Czech business services centers are playing an increasingly important role on a global scale in these tasks. According to the ABSL association, almost a third of Czech centers already provide IT security services, ie almost three times more than 10 years ago.

“Growing security requirements and increasingly sophisticated cyberattacks are leading companies to rethink security strategies. In particular, global companies are increasingly transferring IT security to their business services centers. The Czech Republic is becoming a very popular destination for them in this regard,”

says Jonathan Appleton, Director of ABSL and adds that business services centers provide, for example, system updates and security bug fixes, monitoring and analysis, backup management, incident response, and reporting.

IT security breaches can either originate in the organization itself, whether on the part of end-users or of enterprise IT, or it can be the result of vulnerabilities in third-party products, partners, or supply chains.

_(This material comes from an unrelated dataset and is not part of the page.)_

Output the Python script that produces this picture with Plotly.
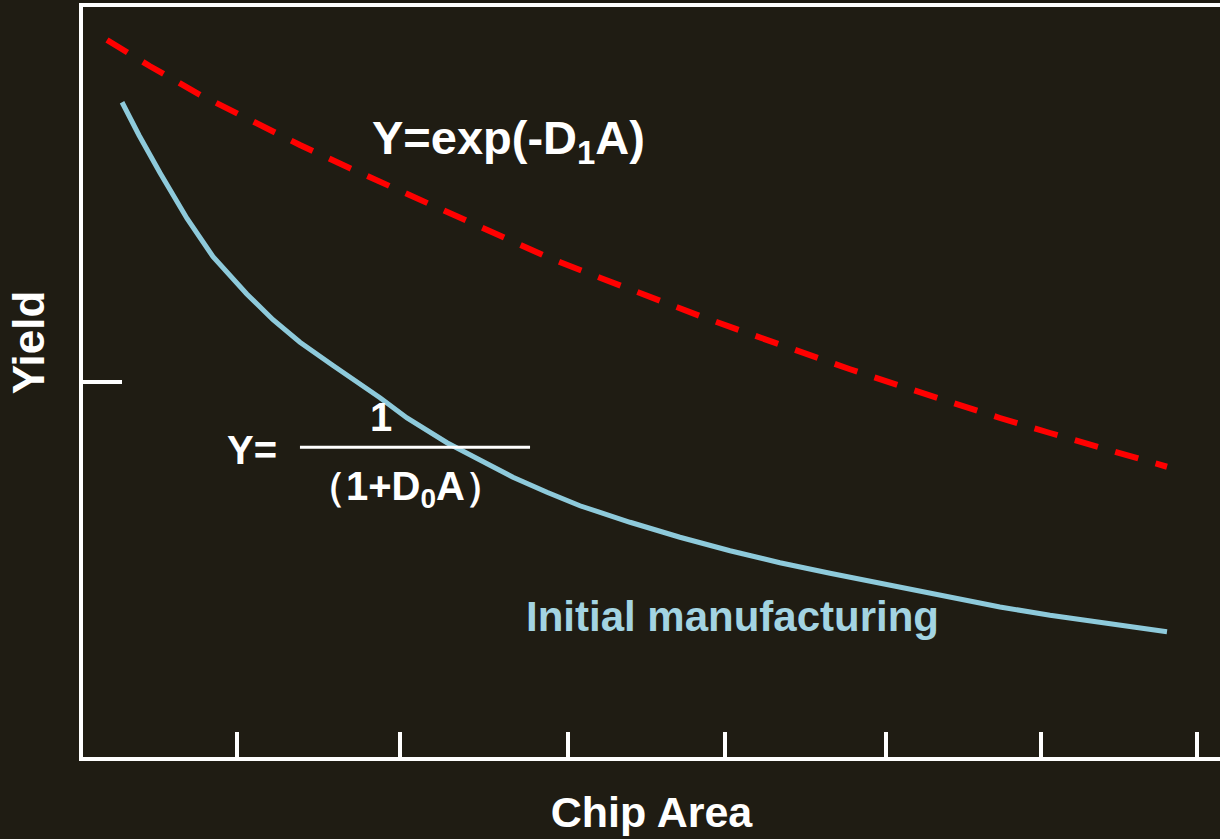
import plotly.graph_objects as go

# ---- data (arbitrary units) ----
area_exp = [0.15, 0.419, 0.731, 1.044, 1.356, 1.669, 1.981, 2.294, 2.606, 2.919, 3.231, 3.544,
            3.856, 4.169, 4.481, 4.794, 5.106, 5.419, 5.731, 6.044, 6.356, 6.775]
yield_exp = [0.956, 0.921, 0.883, 0.849, 0.816, 0.785, 0.755, 0.724, 0.693, 0.665, 0.639, 0.613,
             0.588, 0.564, 0.540, 0.517, 0.495, 0.473, 0.452, 0.432, 0.412, 0.387]

area_init = [0.244, 0.35, 0.481, 0.65, 0.8125, 1.025, 1.1875, 1.356, 1.5625, 1.856, 2.025, 2.275,
             2.481, 2.6875, 2.9, 3.106, 3.419, 3.731, 4.044, 4.356, 4.669, 4.981, 5.419, 5.731,
             6.044, 6.356, 6.775]
yield_init = [0.873, 0.829, 0.779, 0.718, 0.667, 0.617, 0.583, 0.553, 0.522, 0.479, 0.452, 0.419,
              0.396, 0.373, 0.353, 0.335, 0.313, 0.293, 0.275, 0.259, 0.245, 0.232, 0.213, 0.200,
              0.189, 0.179, 0.167]

x_tick_vals = [0.96, 1.98, 3.03, 4.01, 5.02, 5.99, 6.96]
y_tick_vals = [0.5]

BG = "#1f1c13"
FONT = "Liberation Sans, Arial, Helvetica, sans-serif"
RED = "#ff0000"
BLUE = "#8ecadb"
BLUE_TXT = "#a3d4e2"

fig = go.Figure()
fig.add_trace(go.Scatter(x=area_exp, y=yield_exp, mode="lines", name="Y=exp(-D1A)",
                         line=dict(color=RED, width=6, dash="24px,18px")))
fig.add_trace(go.Scatter(x=area_init, y=yield_init, mode="lines", name="Initial manufacturing",
                         line=dict(color=BLUE, width=5)))

def txt(text, x, y, size, color="white", **kw):
    fig.add_annotation(text=text, x=x, y=y, xref="x", yref="y", showarrow=False,
                       font=dict(family=FONT, size=size, color=color, weight="bold"),
                       xanchor="center", yanchor="middle", **kw)

txt("Y=exp(-D<sub>1</sub>A)", 2.66, 0.822, 47)
txt("Initial manufacturing", 4.06, 0.187, 42, color=BLUE_TXT)
txt("Y=", 1.056, 0.41, 40)
txt("1", 1.8625, 0.454, 40)
txt("（1+D<sub>0</sub>A）", 2.0125, 0.358, 40)

fig.add_shape(type="line", x0=1.356, x1=2.794, y0=0.413, y1=0.413, xref="x", yref="y",
              line=dict(color="white", width=3))

fig.add_annotation(text="Yield", x=(28 - 83) / 1137, y=0.553, xref="paper", yref="paper",
                   showarrow=False, textangle=-90,
                   font=dict(family=FONT, size=44, color="white", weight="bold"),
                   xanchor="center", yanchor="middle")

fig.update_layout(
    width=1220, height=839,
    paper_bgcolor=BG, plot_bgcolor=BG,
    margin=dict(l=83, r=0, t=7, b=82),
    showlegend=False,
    xaxis=dict(range=[0, 1137 / 160], showgrid=False, zeroline=False,
               showline=True, linecolor="white", linewidth=4, mirror=True,
               ticks="inside", ticklen=25, tickwidth=4, tickcolor="white",
               tickvals=x_tick_vals, showticklabels=False,
               title=dict(text="Chip Area", standoff=38,
                          font=dict(family=FONT, size=43, color="white", weight="bold"))),
    yaxis=dict(range=[0, 1], showgrid=False, zeroline=False,
               showline=True, linecolor="white", linewidth=4, mirror=False,
               ticks="inside", ticklen=39, tickwidth=4, tickcolor="white",
               tickvals=y_tick_vals, showticklabels=False),
)

fig.write_html("out.html", config={"displayModeBar": False},
               post_script="document.body.style.margin='0';document.body.style.background='%s';" % BG)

Although the organization itself cannot directly prevent the second type of attacks, properly configured processes can minimize the consequences and restore operations as soon as possible.
Attacks can also be divided into purely technical and those caused by human error. In practice, a security incident is often a combination of several factors. One of the most dangerous forms of cybercrime today is ransomware, in which attackers try to encrypt data to enforce a ransom, which can lead to traffic threats.

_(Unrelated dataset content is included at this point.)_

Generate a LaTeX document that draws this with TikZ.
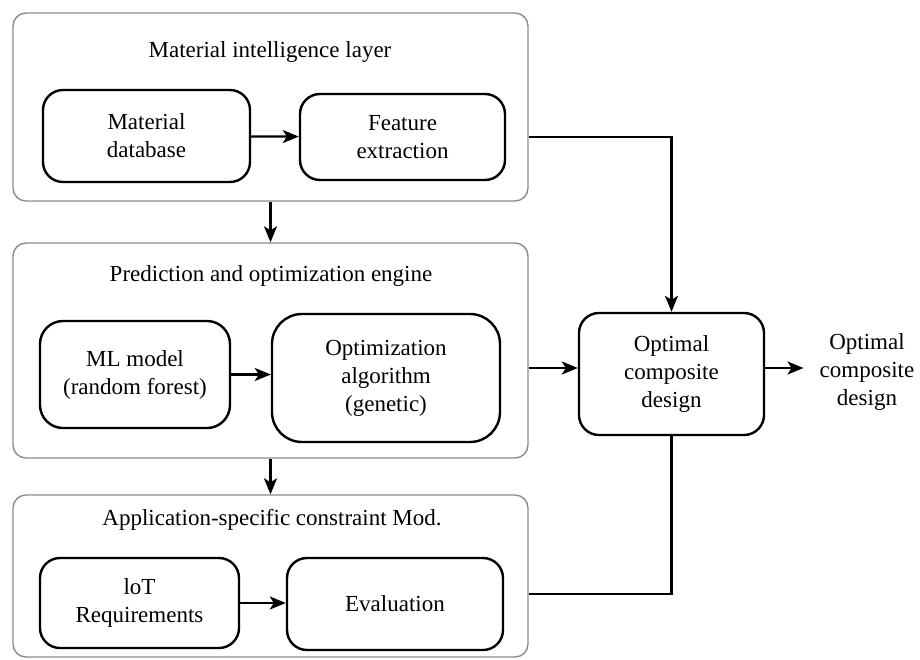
\documentclass[tikz,border=0pt]{standalone}
\usepackage{fontspec}
\setmainfont{Liberation Serif}
\newfontfamily\diagfont{Liberation Serif}
\usetikzlibrary{positioning,arrows.meta}
\tikzset{>={Stealth[length=16pt,width=13pt,inset=4pt]},
  every node/.style={font=\diagfont\fontsize{23}{28}\selectfont},
  layer/.style={draw=black!45,rounded corners=13pt,line width=1.4pt,minimum width=515pt,inner sep=0pt},
  block/.style={draw,rounded corners=20pt,line width=2.4pt,align=center,inner sep=0pt},
  link/.style={line width=2.2pt}}

\begin{document}
\begin{tikzpicture}[x=1pt,y=-1pt]
  \useasboundingbox (0,0) rectangle (920,659);
  \node [layer,minimum height=188pt] (L1) at (270.5,107) {};
  \node (t1) at (270,52) {Material intelligence layer};
  \node [block,minimum width=207pt,minimum height=92pt] (db) at (146.5,136) {Material\\database};
  \node [block,minimum width=205pt,minimum height=86pt] (feat) at (402.5,137) {Feature\\extraction};
  \node [layer,minimum height=215pt] (L2) at (270.5,350.5) {};
  \node (t2) at (271,276) {Prediction and optimization engine};
  \node [block,minimum width=190pt,minimum height=107pt,rounded corners=23pt] (ml) at (135,374.5) {ML model\\(random forest)};
  \node [block,minimum width=228pt,minimum height=128pt,rounded corners=30pt] (opt) at (386,378) {Optimization\\algorithm\\(genetic)};
  \node [layer,minimum height=162pt] (L3) at (270.5,576) {};
  \node (t3) at (272,520) {Application-specific constraint Mod.};
  \node [block,minimum width=199pt,minimum height=90pt] (iot) at (139.5,603) {loT\\Requirements};
  \node [block,minimum width=216pt,minimum height=92pt] (eval) at (395,604) {Evaluation};
  \node [block,minimum width=185pt,minimum height=122pt] (dsg) at (671.5,374) {Optimal\\composite\\design};
  \node [align=center,inner xsep=16pt] (out) at (867,372) {Optimal\\composite\\design};
  \draw [->,link] (db) -- (feat);
  \draw [->,link] (L1) -- (L2);
  \draw [->,link] (ml.east) -- (ml.east -| opt.west);
  \draw [->,link] (L2) -- (L3);
  \draw [->,link] (iot.east) -- (iot.east -| eval.west);
  \draw [->,link] (feat.east -| L1.east) -| (dsg.north);
  \draw [->,link] ([yshift=6pt]dsg.west -| L2.east) -- ([yshift=6pt]dsg.west);
  \draw [->,link] ([yshift=6pt]dsg.east) -- ([yshift=6pt]dsg.east -| out.west);
  \draw [link] ([yshift=-18pt]L3.east) -| (dsg.south);
\end{tikzpicture}
\end{document}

“Even though the number of attacks is increasing, according to statistics, two-thirds of security incidents can still be caused by own employees due to ignorance or inattention. There is always someone who unintentionally opens the door to the attackers. So in addition to IT security itself, companies should train their people intensively,” says Jonathan Appleton.

Also alarming in this context are the results of an Integra survey, according to which one in ten users reveals their password during a phishing attack.

Cybersecurity training should include setting and explaining rules of conduct for employees in relation to corporate IT. Topics should certainly include the proper handling of corporate data (such as banning sharing via public storage, forwarding to private e-mail, or copying data to private flash drives) or remote connection policies when working from home. Employees also need to be trained in working with passwords and using corporate e-mail safely, and it is also important to ban downloading and running unapproved programs. As part of the training, employees should also become familiar with the most common tricks used by fraudsters in social engineering.